Minutemen at the Polls

    Last week California State Representative James Campbell won a special election to fill the U.S. House of Representatives seat vacated when Chris Cox was appointed to chair the Securities and Exchange Commission this summer.

    (However,) Jim Gilchrist, founder of the volunteer border-watching group known as the Minutemen, ran as an independent on a border-security platform, and garnered about a quarter of the vote. In fact, Gilchrist actually won among voters who cast ballots on election day; Campbell needed absentee ballots to put him over the top.

    Lawmakers in Washington are taking this political signal very seriously. Before the election, Bob Novak reported that the sense among Republicans on Capitol Hill was that "a strong showing by Gilchrist -- anything above 20 to 25 percent" would doom the guest-worker program favored by President Bush. After the election, an anonymous congressman told John Fund that "members will be spooked at the thought of primary challengers or third-party candidates draining votes from them with an immigrant-bashing platform."

    the Minutemen have a 54% percent favorable rating and only a 22% unfavorable rating, according to Rassmussen Reports.

    The Congressional Immigration Reform Caucus, led by Tom Tancredo of Colorado, issued a staff report in June titled "Results and Implications of the Minuteman Project" indicating that during a month-long period of intense activity in Arizona, the volunteers demonstrated some important facts about border enforcement.

    For one thing, adding manpower at the border is quite effective: "An average six additional personnel on station per border mile proved effective in dramatically reducing illegal crossings." For another, adding manpower at the border does not require the two years of training that the Border Patrol officers receive: "[T]he Minutemen demonstrated that auxiliary personnel can be trained and deployed in three days. The lesser duties of supporting higher-trained Border Patrol and other state and federal law enforcement agencies does not require the full legal skills of Border Patrol agents."

    It would take 36,000 additional personnel to seal the Southern border. Tancredo and Gilchrist favor using the National Guard for this purpose, but that would be a dubious use of military resources: The permeability of the Mexican border, while dismaying, is not the national security emergency that many immigration hawks portray it as. As Richard Miniter persuasively argues in Disinformation: 22 Media Myths That Undermine the War on Terror, it is very unlikely that terrorists would enter the U.S. through Mexico. Canada has Muslim communities that radicals can blend into and move through freely; Mexico does not. (The Canadians, thankfully, have been cooperative in helping beef up border security.)

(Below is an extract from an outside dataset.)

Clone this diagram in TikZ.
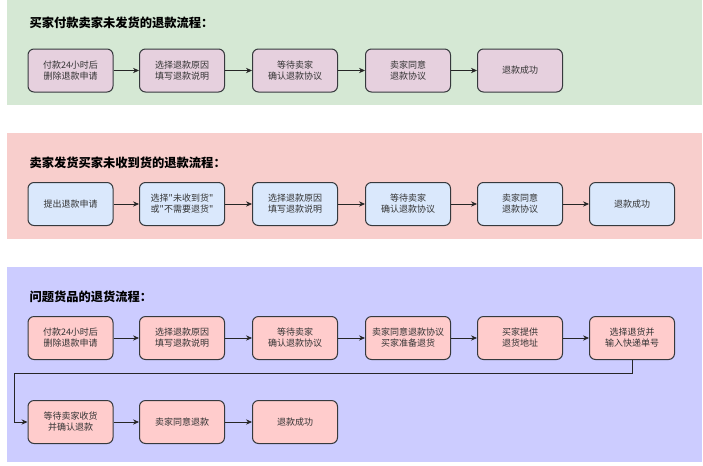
\documentclass[tikz,border=0pt]{standalone}
\usepackage{fontspec}
\setmainfont{Noto Sans CJK SC}[Ligatures=TeXOff]
\usetikzlibrary{arrows.meta}

\definecolor{greenbg}{RGB}{213,232,212}
\definecolor{pinkbg}{RGB}{248,206,204}
\definecolor{lavbg}{RGB}{204,204,255}
\definecolor{mauvebox}{RGB}{230,208,222}
\definecolor{bluebox}{RGB}{218,232,252}
\definecolor{rosebox}{RGB}{255,204,204}
\definecolor{edge}{RGB}{54,57,61}

\tikzset{every picture/.style={line width=0.75pt}}
\tikzset{
  stepbox/.style={draw=edge, rounded corners=4.5pt, minimum width=63.75pt,
    minimum height=32.25pt, inner sep=0pt, align=center,
    font=\fontsize{6.75}{8.25}\selectfont, text=black!80},
  headline/.style={anchor=west, inner sep=0pt, font=\fontsize{9.2}{11}\selectfont\bfseries},
  flow/.style={draw=black!85, line width=0.6pt, -{Stealth[length=4.5pt,width=4pt]}}
}

\begin{document}
\begin{tikzpicture}[x=0.75pt,y=0.75pt,yscale=-1,xscale=1]
\useasboundingbox (0,0) rectangle (703,465);

%Shape: Rectangle [panels]
\fill [greenbg] (7,0) rectangle (702,105);
\fill [pinkbg] (7,133) rectangle (702,239);
\fill [lavbg] (7,267) rectangle (702,462);

%Text: headlines
\node [headline] (headA) at (29,23) {买家付款卖家未发货的退款流程：};
\node [headline] (headB) at (29,163) {卖家发货买家未收到货的退款流程：};
\node [headline] (headC) at (29,297) {问题货品的退货流程：};

%Flow A
\node [stepbox, fill=mauvebox] (a1) at (70.5,70.5) {付款24小时后\\删除退款申请};
\node [stepbox, fill=mauvebox] (a2) at (182,70.5) {选择退款原因\\填写退款说明};
\node [stepbox, fill=mauvebox] (a3) at (295,70.5) {等待卖家\\确认退款协议};
\node [stepbox, fill=mauvebox] (a4) at (408,70.5) {卖家同意\\退款协议};
\node [stepbox, fill=mauvebox] (a5) at (520,70.5) {退款成功};
\draw [flow] (a1) -- (a2);
\draw [flow] (a2) -- (a3);
\draw [flow] (a3) -- (a4);
\draw [flow] (a4) -- (a5);

%Flow B
\node [stepbox, fill=bluebox] (b1) at (70.5,204) {提出退款申请};
\node [stepbox, fill=bluebox] (b2) at (182,204) {选择"未收到货"\\或"不需要退货"};
\node [stepbox, fill=bluebox] (b3) at (295,204) {选择退款原因\\填写退款说明};
\node [stepbox, fill=bluebox] (b4) at (408,204) {等待卖家\\确认退款协议};
\node [stepbox, fill=bluebox] (b5) at (520,204) {卖家同意\\退款协议};
\node [stepbox, fill=bluebox] (b6) at (632,204) {退款成功};
\draw [flow] (b1) -- (b2);
\draw [flow] (b2) -- (b3);
\draw [flow] (b3) -- (b4);
\draw [flow] (b4) -- (b5);
\draw [flow] (b5) -- (b6);

%Flow C
\node [stepbox, fill=rosebox] (c1) at (70.5,338) {付款24小时后\\删除退款申请};
\node [stepbox, fill=rosebox] (c2) at (182,338) {选择退款原因\\填写退款说明};
\node [stepbox, fill=rosebox] (c3) at (295,338) {等待卖家\\确认退款协议};
\node [stepbox, fill=rosebox] (c4) at (408,338) {卖家同意退款协议\\买家准备退货};
\node [stepbox, fill=rosebox] (c5) at (520,338) {买家提供\\退货地址};
\node [stepbox, fill=rosebox] (c6) at (632,338) {选择退货并\\输入快递单号};
\node [stepbox, fill=rosebox] (c7) at (70.5,422) {等待卖家收货\\并确认退款};
\node [stepbox, fill=rosebox] (c8) at (182,422) {卖家同意退款};
\node [stepbox, fill=rosebox] (c9) at (295,422) {退款成功};
\draw [flow] (c1) -- (c2);
\draw [flow] (c2) -- (c3);
\draw [flow] (c3) -- (c4);
\draw [flow] (c4) -- (c5);
\draw [flow] (c5) -- (c6);
\draw [flow] (c6.south) |- (14,373) |- (c7.west);
\draw [flow] (c7) -- (c8);
\draw [flow] (c8) -- (c9);
\end{tikzpicture}
\end{document}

    But a new force to support the Border Patrol along the Minuteman model, which could be built up relatively quickly, is well worth pursuing.

    The Minutemen don't just operate at the border, and their work in the interior can guide policymakers, too. Minutemen in Virginia, according to a Washington Post report last month, have been photographing day laborers and the contractors who hire them with the intent of creating a database to turn over to the Internal Revenue Service. The IRS should be able to use this information to determine whether employers are following employment-tax laws. It's not a bad strategy for the feds themselves to try out, and may even appeal to liberals who fret over the treatment of "undocumented" workers: As Michelle Cottle put it in an online New Republic column, "why not go after the demand for [illegal] labor at least as vigorously as the supply? In the best cases, these employers are cheating the system by hiring dirt-cheap workers on whom they won't pay taxes. In the worst, they are abusing some of our society's most legally vulnerable members."